I believe in the veiws of many scientists, that this universe was created from the big Bang which spatially separated the infinitely dense, infinitely hot, infinitesimally small singulasarity, which was a previous universe that had fallen into the Great abyss from which it originated, and that this Galactic cluster/universe is falling in toward one of the many Super duper Blak Hole scattered throughout the eternal and boundless comos.
I believe as do the Buddhists, that Universe after universe is like an interminable succession of wheels forever coming into view, forever rolling onwards, disappearing and reappearing; forever passing from being to non being, and again from non being to being. In short, the constant revolving of the wheel of life in one eternal cycle, according to fixed and immutable laws, is perhaps after all the sum and substance of the philosophy of Buddhism. And this eternal wheel has so to speak, six spokes representing six forms of existence. ---- Mon. Williams, Buddhism, pp. 229, 122.
I believe that the nights and days of Brahma are called Manvantara or the cycle of manifestation, The Great Day, which is a period of universal activity, that is preceded, and also followed by Pralaya, a dark period, which to our finite minds seems as an eternity. Manvantara, is a creative day as seen in the six days of creation in Genesis, Pralaya, is the evening that precedes the next creative day. The six periods of Creation and the seventh day of rest in which we now exist are referred to in the book of Genesis as the generations of the universe.
I believe that the English word Generation, is translated from the Hebrew toledoth which is used in the Old Testament in every instance as births, or descendants, such as These are the generations of Adam, or these are the generations of Abraham, and Genesis 2: 4; These are the generations of the Universe or heavens and earth, etc.
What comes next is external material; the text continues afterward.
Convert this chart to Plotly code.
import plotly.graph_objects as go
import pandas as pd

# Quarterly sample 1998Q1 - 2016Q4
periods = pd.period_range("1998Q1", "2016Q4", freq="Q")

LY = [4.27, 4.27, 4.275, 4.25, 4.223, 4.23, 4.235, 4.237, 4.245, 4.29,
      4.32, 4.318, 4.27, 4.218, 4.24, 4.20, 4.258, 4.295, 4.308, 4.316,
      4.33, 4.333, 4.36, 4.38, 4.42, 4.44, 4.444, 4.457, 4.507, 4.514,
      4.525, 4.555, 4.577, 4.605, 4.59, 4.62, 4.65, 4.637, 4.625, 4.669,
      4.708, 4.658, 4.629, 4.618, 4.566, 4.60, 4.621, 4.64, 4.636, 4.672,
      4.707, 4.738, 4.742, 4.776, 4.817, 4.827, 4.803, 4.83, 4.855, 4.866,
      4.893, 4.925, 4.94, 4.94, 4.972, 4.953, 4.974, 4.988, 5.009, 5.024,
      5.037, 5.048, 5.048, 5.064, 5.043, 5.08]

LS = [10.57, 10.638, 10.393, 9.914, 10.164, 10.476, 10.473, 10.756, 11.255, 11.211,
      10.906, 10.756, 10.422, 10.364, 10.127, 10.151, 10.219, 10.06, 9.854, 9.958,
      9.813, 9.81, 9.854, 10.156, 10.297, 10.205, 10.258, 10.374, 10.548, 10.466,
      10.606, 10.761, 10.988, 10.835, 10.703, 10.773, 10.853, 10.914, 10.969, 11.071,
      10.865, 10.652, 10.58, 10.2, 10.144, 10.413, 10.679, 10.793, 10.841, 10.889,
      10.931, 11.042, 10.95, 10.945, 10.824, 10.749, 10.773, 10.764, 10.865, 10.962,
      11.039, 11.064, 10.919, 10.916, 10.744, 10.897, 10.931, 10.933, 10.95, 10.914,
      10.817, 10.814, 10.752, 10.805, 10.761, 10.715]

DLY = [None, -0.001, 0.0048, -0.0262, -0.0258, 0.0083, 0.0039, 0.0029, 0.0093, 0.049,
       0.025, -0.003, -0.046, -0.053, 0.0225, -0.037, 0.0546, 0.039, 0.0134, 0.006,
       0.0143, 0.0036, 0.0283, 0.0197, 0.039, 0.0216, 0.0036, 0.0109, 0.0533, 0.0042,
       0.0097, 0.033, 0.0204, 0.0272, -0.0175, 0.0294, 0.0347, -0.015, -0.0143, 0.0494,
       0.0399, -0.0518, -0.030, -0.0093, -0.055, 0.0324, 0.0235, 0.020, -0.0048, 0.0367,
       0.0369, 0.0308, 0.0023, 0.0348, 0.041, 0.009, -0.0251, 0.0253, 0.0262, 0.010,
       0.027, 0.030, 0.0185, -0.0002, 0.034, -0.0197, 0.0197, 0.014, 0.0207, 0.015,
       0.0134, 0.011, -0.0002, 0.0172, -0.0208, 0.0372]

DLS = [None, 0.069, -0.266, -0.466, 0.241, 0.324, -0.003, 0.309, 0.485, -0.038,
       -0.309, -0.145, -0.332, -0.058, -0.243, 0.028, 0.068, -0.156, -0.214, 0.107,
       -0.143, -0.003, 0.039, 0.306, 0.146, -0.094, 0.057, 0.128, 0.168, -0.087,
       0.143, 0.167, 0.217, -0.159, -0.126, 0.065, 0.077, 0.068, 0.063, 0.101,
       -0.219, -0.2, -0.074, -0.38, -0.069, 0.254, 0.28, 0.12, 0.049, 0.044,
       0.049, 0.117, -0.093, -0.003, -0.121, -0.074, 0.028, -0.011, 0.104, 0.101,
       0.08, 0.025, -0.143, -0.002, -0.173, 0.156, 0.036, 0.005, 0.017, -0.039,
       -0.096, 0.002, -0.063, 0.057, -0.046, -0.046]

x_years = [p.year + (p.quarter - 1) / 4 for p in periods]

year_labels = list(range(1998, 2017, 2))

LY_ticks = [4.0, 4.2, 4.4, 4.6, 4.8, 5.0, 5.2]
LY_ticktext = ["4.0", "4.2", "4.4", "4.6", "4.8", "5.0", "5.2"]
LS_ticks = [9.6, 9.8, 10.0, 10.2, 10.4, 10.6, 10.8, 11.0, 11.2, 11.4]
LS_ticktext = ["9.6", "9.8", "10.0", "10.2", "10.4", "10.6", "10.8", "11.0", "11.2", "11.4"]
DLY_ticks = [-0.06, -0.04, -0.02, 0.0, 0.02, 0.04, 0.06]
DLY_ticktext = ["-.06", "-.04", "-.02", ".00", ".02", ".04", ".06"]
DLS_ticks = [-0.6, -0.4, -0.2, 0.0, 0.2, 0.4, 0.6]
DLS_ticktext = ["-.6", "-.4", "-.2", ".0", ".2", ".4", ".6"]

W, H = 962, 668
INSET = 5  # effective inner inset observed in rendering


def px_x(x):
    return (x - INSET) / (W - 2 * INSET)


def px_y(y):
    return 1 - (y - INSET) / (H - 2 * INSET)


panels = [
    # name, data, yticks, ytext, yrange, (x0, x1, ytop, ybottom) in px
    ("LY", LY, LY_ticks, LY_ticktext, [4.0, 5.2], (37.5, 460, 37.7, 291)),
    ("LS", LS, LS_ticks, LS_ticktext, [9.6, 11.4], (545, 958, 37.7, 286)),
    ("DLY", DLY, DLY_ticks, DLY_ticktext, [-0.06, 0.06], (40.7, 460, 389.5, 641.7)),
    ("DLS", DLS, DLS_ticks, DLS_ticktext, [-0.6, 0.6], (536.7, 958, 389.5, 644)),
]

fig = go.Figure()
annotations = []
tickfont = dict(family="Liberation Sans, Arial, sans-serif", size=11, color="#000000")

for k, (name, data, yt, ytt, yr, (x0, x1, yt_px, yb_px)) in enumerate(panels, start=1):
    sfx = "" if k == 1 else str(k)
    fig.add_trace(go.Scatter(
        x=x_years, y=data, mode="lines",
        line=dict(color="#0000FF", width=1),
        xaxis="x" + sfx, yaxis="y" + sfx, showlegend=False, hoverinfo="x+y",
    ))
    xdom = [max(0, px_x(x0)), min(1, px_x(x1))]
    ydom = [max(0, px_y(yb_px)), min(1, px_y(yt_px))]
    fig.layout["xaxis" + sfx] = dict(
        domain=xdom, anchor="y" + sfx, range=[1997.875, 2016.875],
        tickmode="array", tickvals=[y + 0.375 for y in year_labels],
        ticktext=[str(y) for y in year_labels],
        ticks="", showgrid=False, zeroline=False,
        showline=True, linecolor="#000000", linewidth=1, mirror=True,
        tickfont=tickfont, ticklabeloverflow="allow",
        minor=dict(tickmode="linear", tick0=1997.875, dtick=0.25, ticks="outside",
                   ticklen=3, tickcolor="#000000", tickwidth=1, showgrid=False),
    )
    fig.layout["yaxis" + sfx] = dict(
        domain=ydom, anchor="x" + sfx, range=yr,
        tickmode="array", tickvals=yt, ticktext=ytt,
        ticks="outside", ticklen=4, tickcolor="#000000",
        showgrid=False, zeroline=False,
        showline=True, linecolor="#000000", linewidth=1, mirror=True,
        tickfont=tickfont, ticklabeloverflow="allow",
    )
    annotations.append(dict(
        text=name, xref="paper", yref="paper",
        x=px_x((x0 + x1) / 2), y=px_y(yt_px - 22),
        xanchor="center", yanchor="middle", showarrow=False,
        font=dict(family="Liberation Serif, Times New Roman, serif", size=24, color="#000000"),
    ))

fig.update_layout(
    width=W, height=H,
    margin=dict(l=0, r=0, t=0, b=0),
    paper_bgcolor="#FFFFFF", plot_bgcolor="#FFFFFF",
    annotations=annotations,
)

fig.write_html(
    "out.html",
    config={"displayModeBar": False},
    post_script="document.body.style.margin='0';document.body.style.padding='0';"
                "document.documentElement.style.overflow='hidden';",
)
And the Great Day in which the seven generations of the universe are eternally repeated, is the eternal cosmic period of the eighth eternal day in which those who attain to perfection are allowed to enter, where they shall be surrounded by great light and they shall experience eternal peace, while those who do not attain to perfection are cast back into the refining fires of the seven physical cycles that perpetually revolve within the eighth eternal cosmic cycle.
I believe, as did Origen, who was a Christian writer and teacher who lived between the years of 185 and 254 AD. Among his many works is the Hexapla, which is his interpretation of the Old Testament texts. Origen holds to a series of worlds following one upon the other,-- each world rising a step higher than the previous world, so that every later world brings to ripeness the seeds that were imbedded in the former, and itself then prepares the seed for the universe that will follow it.
But I wont lose any sleep just because you cannot agree with this.